(Dataset rows)
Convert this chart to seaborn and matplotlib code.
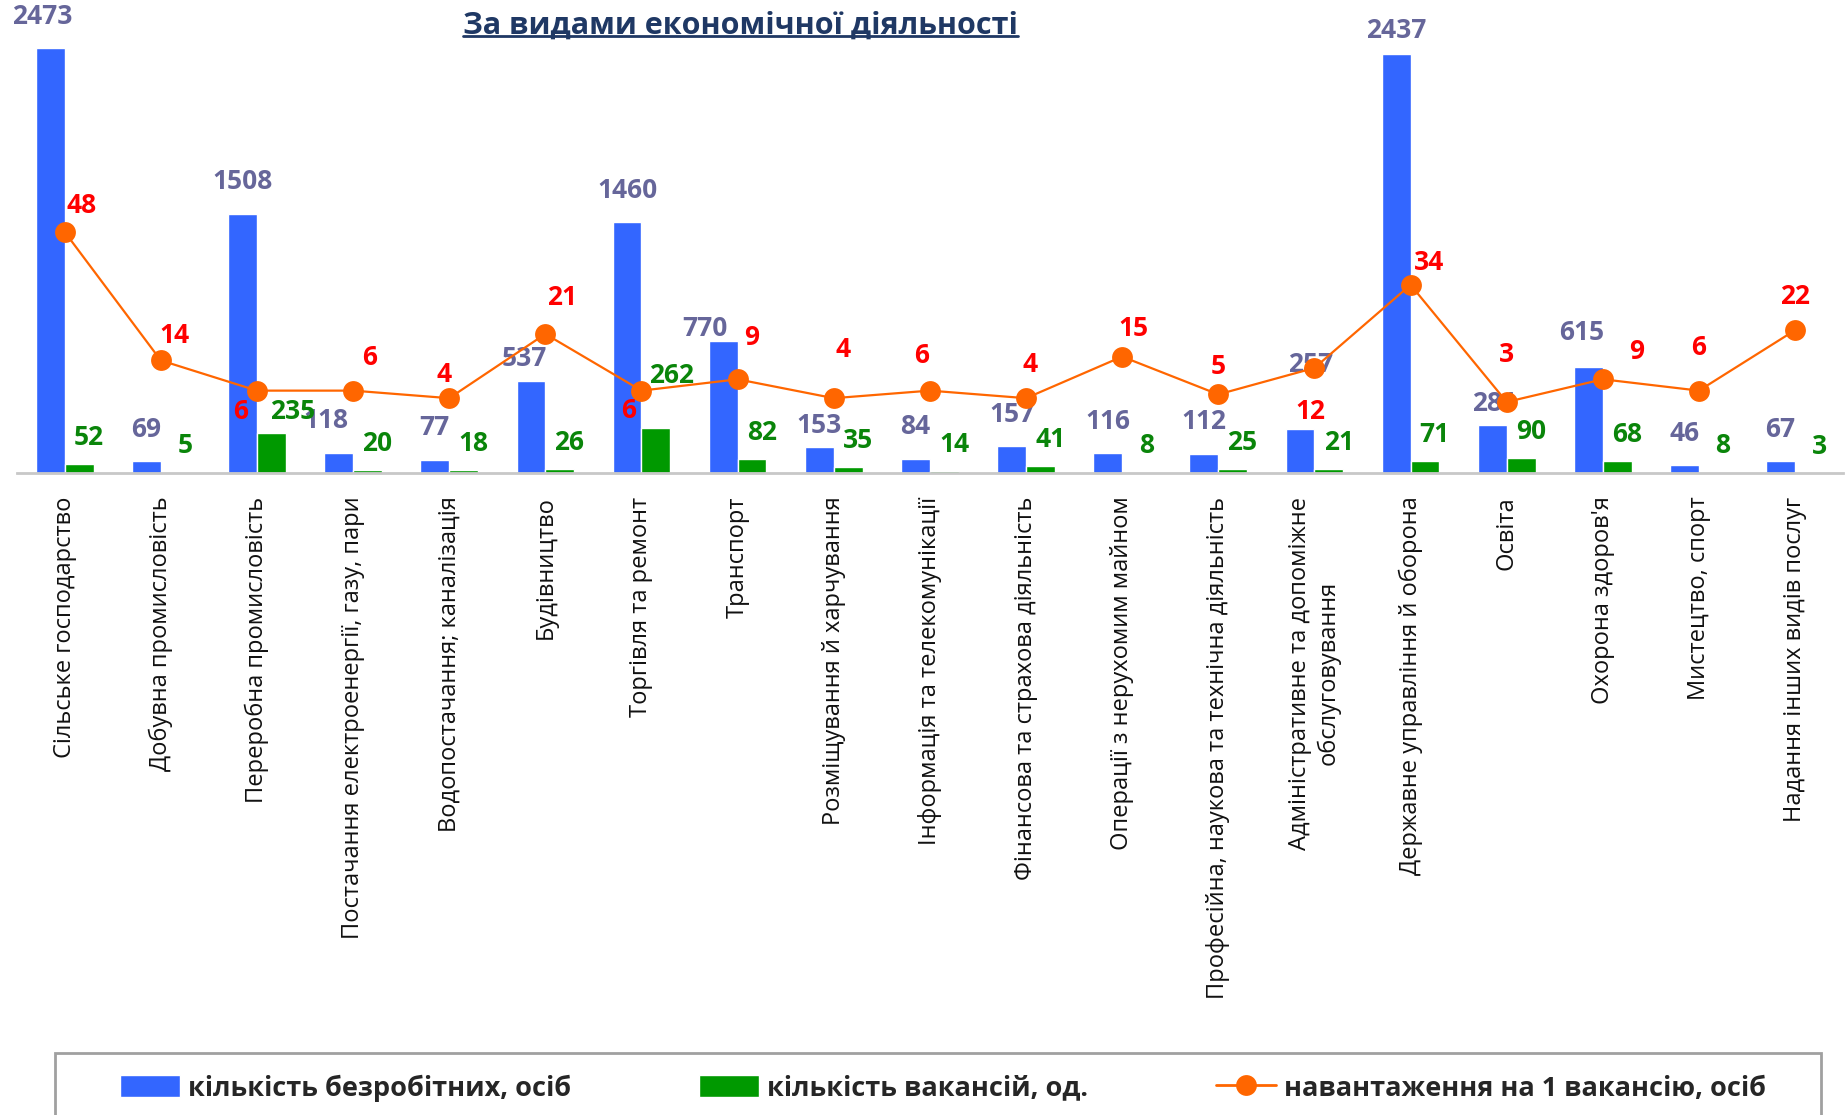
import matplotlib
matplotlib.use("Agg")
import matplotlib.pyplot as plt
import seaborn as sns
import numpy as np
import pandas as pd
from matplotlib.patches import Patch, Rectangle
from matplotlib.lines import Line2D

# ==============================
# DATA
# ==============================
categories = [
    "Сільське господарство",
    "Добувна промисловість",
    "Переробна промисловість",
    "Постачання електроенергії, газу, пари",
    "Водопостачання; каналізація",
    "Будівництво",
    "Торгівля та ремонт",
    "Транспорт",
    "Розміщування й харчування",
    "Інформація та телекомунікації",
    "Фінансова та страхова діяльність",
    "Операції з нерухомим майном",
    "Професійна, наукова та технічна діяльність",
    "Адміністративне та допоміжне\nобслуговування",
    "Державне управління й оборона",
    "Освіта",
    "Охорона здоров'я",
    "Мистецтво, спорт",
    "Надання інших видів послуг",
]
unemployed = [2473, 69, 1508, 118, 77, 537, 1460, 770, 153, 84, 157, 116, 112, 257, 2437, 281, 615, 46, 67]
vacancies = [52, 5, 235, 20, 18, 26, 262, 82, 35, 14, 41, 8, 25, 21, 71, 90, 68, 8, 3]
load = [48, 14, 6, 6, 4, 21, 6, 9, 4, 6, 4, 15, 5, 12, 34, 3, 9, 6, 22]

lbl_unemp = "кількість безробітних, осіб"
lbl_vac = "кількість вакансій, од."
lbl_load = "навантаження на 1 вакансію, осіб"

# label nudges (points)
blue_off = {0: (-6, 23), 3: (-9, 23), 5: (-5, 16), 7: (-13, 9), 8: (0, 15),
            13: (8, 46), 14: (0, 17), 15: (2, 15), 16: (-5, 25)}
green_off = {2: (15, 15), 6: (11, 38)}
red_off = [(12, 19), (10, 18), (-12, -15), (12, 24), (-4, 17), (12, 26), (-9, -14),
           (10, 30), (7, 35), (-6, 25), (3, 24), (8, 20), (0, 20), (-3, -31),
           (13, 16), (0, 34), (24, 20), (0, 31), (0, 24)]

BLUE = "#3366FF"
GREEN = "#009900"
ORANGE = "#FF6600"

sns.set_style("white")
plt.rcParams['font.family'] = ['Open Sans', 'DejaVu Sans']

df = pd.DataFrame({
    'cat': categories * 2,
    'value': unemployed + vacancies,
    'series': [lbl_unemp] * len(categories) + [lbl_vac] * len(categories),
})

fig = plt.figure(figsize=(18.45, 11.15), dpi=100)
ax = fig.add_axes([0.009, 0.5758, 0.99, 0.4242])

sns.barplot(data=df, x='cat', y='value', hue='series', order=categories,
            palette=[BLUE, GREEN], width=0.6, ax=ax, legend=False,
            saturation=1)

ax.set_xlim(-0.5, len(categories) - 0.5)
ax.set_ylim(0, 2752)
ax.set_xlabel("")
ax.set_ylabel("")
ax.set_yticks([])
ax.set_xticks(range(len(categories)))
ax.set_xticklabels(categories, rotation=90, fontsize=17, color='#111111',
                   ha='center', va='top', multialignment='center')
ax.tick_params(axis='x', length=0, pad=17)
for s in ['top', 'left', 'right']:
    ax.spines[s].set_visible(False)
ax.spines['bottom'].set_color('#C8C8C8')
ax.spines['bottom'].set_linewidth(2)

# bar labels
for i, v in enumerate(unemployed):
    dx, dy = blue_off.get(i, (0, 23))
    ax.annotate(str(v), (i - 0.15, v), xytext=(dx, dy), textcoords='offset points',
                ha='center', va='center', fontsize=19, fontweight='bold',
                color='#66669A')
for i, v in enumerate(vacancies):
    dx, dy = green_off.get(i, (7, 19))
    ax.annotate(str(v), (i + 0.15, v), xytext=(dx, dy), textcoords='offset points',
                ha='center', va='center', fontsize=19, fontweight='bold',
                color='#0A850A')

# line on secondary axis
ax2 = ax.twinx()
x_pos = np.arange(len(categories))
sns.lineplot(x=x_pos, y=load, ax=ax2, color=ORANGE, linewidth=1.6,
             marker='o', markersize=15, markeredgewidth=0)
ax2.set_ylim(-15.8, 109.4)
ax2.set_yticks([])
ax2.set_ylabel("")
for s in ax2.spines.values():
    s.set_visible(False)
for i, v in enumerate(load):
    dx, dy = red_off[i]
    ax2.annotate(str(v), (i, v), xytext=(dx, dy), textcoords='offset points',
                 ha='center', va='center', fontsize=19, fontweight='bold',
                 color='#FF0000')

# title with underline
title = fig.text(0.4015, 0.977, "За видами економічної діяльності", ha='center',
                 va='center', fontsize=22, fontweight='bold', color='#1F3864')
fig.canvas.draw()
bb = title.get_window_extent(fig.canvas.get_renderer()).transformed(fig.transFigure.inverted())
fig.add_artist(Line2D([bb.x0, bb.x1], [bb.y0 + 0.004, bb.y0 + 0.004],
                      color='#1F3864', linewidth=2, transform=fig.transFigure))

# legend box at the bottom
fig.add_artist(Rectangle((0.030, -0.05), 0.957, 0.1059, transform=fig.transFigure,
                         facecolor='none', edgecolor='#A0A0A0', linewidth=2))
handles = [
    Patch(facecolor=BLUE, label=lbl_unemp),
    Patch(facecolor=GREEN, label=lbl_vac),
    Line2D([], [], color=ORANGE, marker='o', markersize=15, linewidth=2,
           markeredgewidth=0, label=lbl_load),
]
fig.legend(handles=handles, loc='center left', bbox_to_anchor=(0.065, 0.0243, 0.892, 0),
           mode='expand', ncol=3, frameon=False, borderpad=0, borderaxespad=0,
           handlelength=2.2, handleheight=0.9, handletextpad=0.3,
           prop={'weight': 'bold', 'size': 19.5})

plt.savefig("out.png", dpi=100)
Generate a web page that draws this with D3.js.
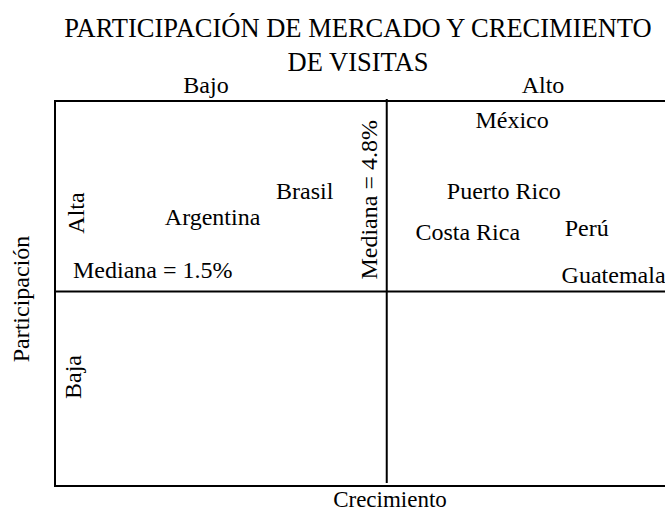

◆ Directions ◆
Return only the lines running from the start of the entries above to the line that contains "from matplotlib.lines import Line2D", inclusive, and omit every picture.

◆ Answer for the task ◆
Convert this chart to seaborn and matplotlib code.
import matplotlib
matplotlib.use("Agg")
import matplotlib.pyplot as plt
import seaborn as sns
import numpy as np
import pandas as pd
from matplotlib.patches import Patch, Rectangle
from matplotlib.lines import Line2D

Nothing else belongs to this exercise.